● **PROBLEM DETAILS**:
Write out the records below from the first line through the line containing "width=142.5pt, minimum height=30.75pt]", leaving out any pictures.

● **DATA LISTING**:
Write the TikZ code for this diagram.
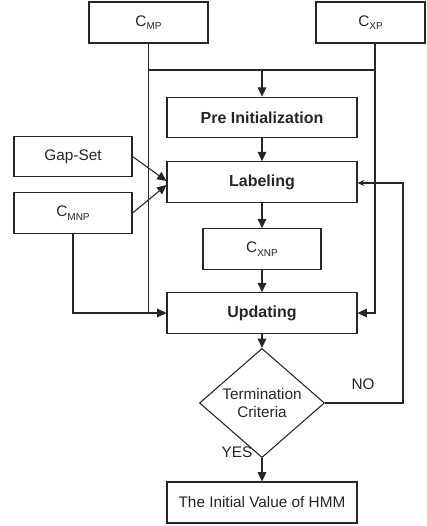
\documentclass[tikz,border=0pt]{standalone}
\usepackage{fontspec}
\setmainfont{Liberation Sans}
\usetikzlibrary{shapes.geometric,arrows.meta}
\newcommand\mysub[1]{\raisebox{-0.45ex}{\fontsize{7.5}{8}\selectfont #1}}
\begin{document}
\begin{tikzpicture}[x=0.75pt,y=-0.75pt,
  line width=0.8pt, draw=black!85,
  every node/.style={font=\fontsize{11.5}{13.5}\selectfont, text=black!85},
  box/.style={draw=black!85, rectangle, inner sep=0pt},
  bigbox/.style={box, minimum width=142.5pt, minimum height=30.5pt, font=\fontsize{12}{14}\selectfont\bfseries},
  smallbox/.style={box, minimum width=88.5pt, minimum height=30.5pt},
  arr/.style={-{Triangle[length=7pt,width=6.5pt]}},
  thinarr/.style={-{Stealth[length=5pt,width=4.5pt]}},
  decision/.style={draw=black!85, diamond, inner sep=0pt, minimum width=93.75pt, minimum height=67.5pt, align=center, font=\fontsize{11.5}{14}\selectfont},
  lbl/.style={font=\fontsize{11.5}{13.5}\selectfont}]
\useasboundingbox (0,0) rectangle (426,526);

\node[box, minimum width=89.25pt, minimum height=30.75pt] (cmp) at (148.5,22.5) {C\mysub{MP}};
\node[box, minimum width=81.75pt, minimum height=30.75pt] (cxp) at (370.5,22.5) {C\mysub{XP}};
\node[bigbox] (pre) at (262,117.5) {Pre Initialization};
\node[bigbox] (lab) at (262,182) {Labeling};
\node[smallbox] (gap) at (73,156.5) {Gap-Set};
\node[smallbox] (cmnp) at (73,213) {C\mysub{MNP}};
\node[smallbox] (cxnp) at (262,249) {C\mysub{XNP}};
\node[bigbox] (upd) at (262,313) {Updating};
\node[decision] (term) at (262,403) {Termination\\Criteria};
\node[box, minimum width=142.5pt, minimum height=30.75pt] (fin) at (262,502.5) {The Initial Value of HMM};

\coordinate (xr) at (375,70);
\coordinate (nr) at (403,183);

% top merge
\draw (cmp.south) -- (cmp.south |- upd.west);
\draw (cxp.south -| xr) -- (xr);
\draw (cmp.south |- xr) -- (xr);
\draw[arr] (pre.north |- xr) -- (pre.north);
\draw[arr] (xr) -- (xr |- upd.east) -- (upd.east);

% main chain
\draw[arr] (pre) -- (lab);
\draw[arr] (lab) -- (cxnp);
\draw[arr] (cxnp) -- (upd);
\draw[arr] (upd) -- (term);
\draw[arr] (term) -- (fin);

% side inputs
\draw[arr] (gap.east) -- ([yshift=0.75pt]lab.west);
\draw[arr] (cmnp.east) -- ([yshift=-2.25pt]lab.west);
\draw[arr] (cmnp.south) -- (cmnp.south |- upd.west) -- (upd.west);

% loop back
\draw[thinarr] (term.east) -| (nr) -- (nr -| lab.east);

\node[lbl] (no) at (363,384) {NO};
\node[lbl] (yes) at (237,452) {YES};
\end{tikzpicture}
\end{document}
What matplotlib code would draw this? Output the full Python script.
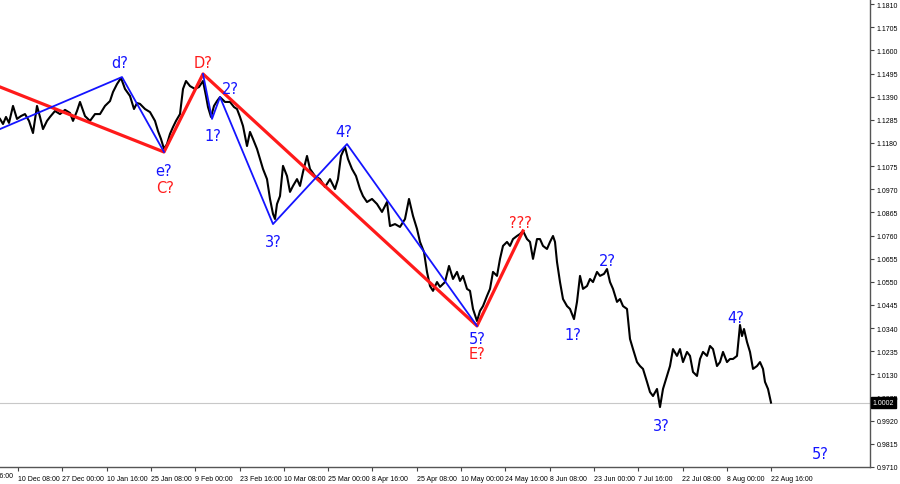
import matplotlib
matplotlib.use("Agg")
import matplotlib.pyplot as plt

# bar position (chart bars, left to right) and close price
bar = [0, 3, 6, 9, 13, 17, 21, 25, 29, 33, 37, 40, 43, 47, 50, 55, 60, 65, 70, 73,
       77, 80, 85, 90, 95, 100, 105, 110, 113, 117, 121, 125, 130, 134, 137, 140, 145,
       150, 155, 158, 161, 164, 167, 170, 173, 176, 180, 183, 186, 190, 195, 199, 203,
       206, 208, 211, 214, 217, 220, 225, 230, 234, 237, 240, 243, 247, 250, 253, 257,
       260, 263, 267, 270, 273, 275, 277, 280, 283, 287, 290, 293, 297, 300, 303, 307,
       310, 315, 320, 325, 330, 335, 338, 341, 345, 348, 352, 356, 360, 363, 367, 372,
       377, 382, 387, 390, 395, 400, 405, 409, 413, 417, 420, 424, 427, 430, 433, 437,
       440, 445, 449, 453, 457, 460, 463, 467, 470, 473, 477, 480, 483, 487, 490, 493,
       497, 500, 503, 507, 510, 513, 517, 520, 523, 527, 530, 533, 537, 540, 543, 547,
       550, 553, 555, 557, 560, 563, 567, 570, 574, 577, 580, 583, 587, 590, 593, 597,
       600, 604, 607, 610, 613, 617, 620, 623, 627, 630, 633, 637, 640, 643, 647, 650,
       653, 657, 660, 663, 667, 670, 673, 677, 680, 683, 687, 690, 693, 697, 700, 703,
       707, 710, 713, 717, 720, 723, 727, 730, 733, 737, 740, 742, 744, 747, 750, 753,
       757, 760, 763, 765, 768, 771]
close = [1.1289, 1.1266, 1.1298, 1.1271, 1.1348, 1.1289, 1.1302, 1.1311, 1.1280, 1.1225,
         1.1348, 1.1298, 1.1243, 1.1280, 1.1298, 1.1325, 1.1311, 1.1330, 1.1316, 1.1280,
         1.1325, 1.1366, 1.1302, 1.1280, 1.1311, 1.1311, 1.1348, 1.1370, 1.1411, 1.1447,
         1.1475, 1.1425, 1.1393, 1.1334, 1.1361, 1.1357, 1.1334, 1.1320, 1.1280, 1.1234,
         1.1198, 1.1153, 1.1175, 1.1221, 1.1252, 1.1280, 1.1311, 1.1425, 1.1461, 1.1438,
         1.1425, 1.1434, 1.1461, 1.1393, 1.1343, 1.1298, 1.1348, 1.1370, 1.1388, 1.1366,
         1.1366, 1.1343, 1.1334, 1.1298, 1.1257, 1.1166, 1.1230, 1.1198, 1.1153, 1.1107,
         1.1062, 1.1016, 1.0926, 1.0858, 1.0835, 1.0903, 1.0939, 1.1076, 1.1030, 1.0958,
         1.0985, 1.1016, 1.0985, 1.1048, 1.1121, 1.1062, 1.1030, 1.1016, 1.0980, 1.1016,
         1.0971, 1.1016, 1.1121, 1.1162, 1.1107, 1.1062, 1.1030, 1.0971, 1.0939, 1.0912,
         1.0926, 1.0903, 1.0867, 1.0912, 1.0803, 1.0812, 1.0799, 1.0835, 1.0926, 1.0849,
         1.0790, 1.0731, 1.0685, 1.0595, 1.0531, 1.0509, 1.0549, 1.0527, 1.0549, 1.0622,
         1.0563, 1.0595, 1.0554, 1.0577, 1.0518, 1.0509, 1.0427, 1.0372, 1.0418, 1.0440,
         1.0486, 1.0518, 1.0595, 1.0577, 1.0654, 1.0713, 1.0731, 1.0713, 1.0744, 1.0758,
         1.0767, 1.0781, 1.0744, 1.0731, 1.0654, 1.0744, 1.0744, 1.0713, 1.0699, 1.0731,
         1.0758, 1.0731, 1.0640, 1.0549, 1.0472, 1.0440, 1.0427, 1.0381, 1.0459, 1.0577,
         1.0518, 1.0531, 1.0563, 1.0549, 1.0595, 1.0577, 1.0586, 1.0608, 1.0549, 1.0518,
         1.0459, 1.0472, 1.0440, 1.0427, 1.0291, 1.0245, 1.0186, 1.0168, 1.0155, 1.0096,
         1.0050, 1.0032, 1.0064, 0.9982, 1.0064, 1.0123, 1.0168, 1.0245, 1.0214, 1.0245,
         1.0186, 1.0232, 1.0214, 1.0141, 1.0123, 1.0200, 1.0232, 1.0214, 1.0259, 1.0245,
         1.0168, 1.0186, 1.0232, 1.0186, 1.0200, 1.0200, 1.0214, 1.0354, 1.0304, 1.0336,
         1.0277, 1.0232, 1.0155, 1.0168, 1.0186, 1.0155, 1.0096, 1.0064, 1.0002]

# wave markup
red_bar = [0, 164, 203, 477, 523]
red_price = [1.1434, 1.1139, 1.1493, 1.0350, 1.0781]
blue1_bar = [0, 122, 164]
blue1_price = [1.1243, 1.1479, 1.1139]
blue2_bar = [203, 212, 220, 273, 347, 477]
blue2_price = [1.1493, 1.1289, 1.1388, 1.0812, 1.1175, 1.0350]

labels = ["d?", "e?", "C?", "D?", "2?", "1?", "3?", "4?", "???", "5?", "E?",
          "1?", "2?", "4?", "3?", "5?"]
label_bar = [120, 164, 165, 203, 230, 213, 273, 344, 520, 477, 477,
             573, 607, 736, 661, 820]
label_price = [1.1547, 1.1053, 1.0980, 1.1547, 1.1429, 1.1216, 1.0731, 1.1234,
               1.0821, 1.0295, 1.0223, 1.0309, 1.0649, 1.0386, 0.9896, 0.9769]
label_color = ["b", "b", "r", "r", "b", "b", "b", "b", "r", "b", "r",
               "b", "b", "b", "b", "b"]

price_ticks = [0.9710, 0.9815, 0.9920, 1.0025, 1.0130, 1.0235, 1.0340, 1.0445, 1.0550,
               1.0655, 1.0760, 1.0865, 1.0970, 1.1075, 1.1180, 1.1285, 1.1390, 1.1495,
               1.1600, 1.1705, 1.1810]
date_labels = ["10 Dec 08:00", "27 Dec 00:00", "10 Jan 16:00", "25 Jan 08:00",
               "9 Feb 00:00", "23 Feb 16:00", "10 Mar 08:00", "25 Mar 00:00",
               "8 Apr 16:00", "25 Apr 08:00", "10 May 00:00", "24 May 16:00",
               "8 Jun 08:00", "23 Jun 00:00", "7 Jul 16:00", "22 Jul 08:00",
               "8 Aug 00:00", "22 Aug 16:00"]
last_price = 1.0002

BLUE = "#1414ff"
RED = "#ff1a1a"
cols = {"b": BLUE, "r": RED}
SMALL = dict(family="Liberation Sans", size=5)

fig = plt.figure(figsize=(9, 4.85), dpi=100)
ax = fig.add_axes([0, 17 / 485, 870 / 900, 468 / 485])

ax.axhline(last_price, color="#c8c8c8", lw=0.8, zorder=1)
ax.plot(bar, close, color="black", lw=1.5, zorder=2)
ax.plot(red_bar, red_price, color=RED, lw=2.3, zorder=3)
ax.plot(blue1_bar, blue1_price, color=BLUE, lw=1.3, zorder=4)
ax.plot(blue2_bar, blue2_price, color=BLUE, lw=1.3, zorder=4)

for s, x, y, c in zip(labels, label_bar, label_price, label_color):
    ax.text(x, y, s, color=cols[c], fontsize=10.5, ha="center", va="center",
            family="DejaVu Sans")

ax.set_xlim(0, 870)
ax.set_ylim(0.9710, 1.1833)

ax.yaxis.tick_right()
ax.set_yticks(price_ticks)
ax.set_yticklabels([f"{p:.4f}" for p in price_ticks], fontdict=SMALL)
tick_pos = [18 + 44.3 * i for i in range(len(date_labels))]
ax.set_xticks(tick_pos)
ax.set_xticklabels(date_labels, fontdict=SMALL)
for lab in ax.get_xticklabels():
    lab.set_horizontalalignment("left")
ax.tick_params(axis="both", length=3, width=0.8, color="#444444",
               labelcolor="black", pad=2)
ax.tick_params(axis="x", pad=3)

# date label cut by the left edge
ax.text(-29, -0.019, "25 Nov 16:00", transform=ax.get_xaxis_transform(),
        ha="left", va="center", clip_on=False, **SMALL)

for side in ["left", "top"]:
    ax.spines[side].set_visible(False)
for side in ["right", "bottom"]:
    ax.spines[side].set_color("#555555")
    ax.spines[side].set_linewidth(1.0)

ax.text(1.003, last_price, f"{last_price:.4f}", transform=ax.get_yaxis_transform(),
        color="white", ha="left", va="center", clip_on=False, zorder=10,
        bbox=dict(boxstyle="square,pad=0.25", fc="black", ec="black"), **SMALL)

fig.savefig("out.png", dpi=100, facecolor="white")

● **RESPONSE TO THIS EXERCISE**:
Write the TikZ code for this diagram.
\documentclass[tikz,border=0pt]{standalone}
\usepackage{fontspec}
\setmainfont{Liberation Sans}
\usetikzlibrary{shapes.geometric,arrows.meta}
\newcommand\mysub[1]{\raisebox{-0.45ex}{\fontsize{7.5}{8}\selectfont #1}}
\begin{document}
\begin{tikzpicture}[x=0.75pt,y=-0.75pt,
  line width=0.8pt, draw=black!85,
  every node/.style={font=\fontsize{11.5}{13.5}\selectfont, text=black!85},
  box/.style={draw=black!85, rectangle, inner sep=0pt},
  bigbox/.style={box, minimum width=142.5pt, minimum height=30.5pt, font=\fontsize{12}{14}\selectfont\bfseries},
  smallbox/.style={box, minimum width=88.5pt, minimum height=30.5pt},
  arr/.style={-{Triangle[length=7pt,width=6.5pt]}},
  thinarr/.style={-{Stealth[length=5pt,width=4.5pt]}},
  decision/.style={draw=black!85, diamond, inner sep=0pt, minimum width=93.75pt, minimum height=67.5pt, align=center, font=\fontsize{11.5}{14}\selectfont},
  lbl/.style={font=\fontsize{11.5}{13.5}\selectfont}]
\useasboundingbox (0,0) rectangle (426,526);

\node[box, minimum width=89.25pt, minimum height=30.75pt] (cmp) at (148.5,22.5) {C\mysub{MP}};
\node[box, minimum width=81.75pt, minimum height=30.75pt] (cxp) at (370.5,22.5) {C\mysub{XP}};
\node[bigbox] (pre) at (262,117.5) {Pre Initialization};
\node[bigbox] (lab) at (262,182) {Labeling};
\node[smallbox] (gap) at (73,156.5) {Gap-Set};
\node[smallbox] (cmnp) at (73,213) {C\mysub{MNP}};
\node[smallbox] (cxnp) at (262,249) {C\mysub{XNP}};
\node[bigbox] (upd) at (262,313) {Updating};
\node[decision] (term) at (262,403) {Termination\\Criteria};
\node[box, minimum width=142.5pt, minimum height=30.75pt] (fin) at (262,502.5) {The Initial Value of HMM};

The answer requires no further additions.